One segment of the economy that continues to show strength is the housing market. The National Association of Home Builders most recent survey again registers confidence from builders. Existing home sales were 5.45 million in April and new home sales were up steeply to 619,000, an increase of 100,000 units over the estimate.
Although the massive overhang of foreclosed homes that followed the mortgage crisis worked off several years ago, the supply of so-called “zombie” foreclosures lingered until recently. These were homes that were in the process of foreclosure but had no occupants. After banks moved too quickly to push homeowners into the foreclosure process, there was an overreaction in the opposite direction, particularly where no one occupied a home with a non-performing mortgage. Since the beginning of 2016, lenders have moved to close the books on these homes, discounting them to sell. The effort has reduced the total number of zombie properties to 19,187 by May 1, with 63 percent of those located in the five states that require court approval for foreclosure.
Inventories of new and existing homes are extremely tight.
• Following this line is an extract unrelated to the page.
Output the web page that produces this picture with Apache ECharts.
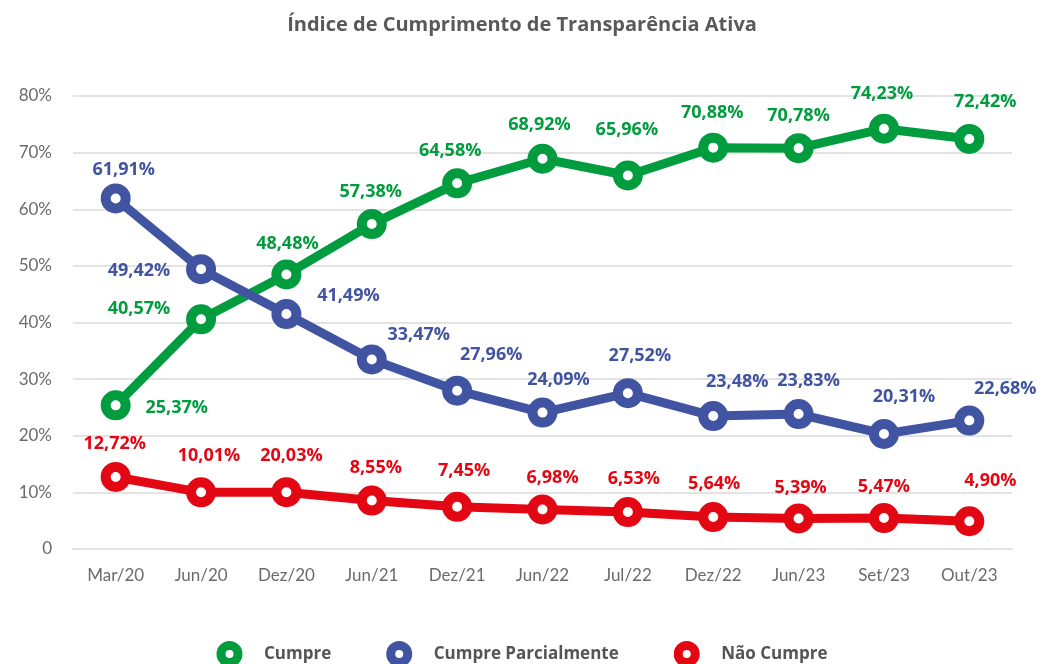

At the current pace of sales, the inventory of homes in the market would be depleted in 4.7 months. The short supply is reflected in pricing, as median existing home prices were up 6.3 percent year-over-year and new home prices spiked 9.7 percent from April 2015.
All of this good market news was reflected in April’s housing start data. Construction of new homes jumped 16.8 percent year-over-year in April to 778,000 single-family units (seasonally adjusted). In the June 1 U.S. Census Bureau of the Department of Commerce announcement, spending on residential construction fell 1.7 percent from March to April, but the $445.7 million was 7.7 percent higher than April 2015.
Figure 2: New home construction continues to recover even as pent-up household formation demand builds.
The Census Bureau report showed that construction spending during April 2016 was estimated at a seasonally adjusted annual rate of $1.134 trillion. The April volume was 1.8 percent below the revised March estimate but 4.5 percent above the volume in April 2015. During the first 4 months of 2016, construction spending amounted to $334.8 billion, 8.7 percent more than the same period in 2015.
Spending on private construction was at a seasonally adjusted annual rate of $843.1 billion, a year-over-year increase of 5.7 percent. The annual rate of public construction spending was $290.8 billion, a 2.9 percent decline from March and an increase of only 1.2 percent from a year earlier.
U.S. construction markets have thus far followed the playbook that nearly all economists forecasted for 2016. Those predictions were based on GDP growth that was in the range of 2.5 percent. While a strong second quarter could see the growth rate get back on that pace, most economists have moderated expectations for GDP growth to two percent or less.
Data on construction through May reflects demand for roughly six-to-eight percent more space and a similar rate of growth in dwelling units. Activity during the time periods measured thus far reflects decision-making that would have occurred early in the year, before the political situation and global economic picture were as clear. The true test of the strength of demand will come as decisions about expansion are made during the coming months. Should business owners and consumers be feeling more confident than public sentiment surveys are showing, the arc of construction growth should continue its climb at a rate above five percent. A falloff in construction activity during the summer months, however, will confirm the fears that uncertainty is ruling the market again.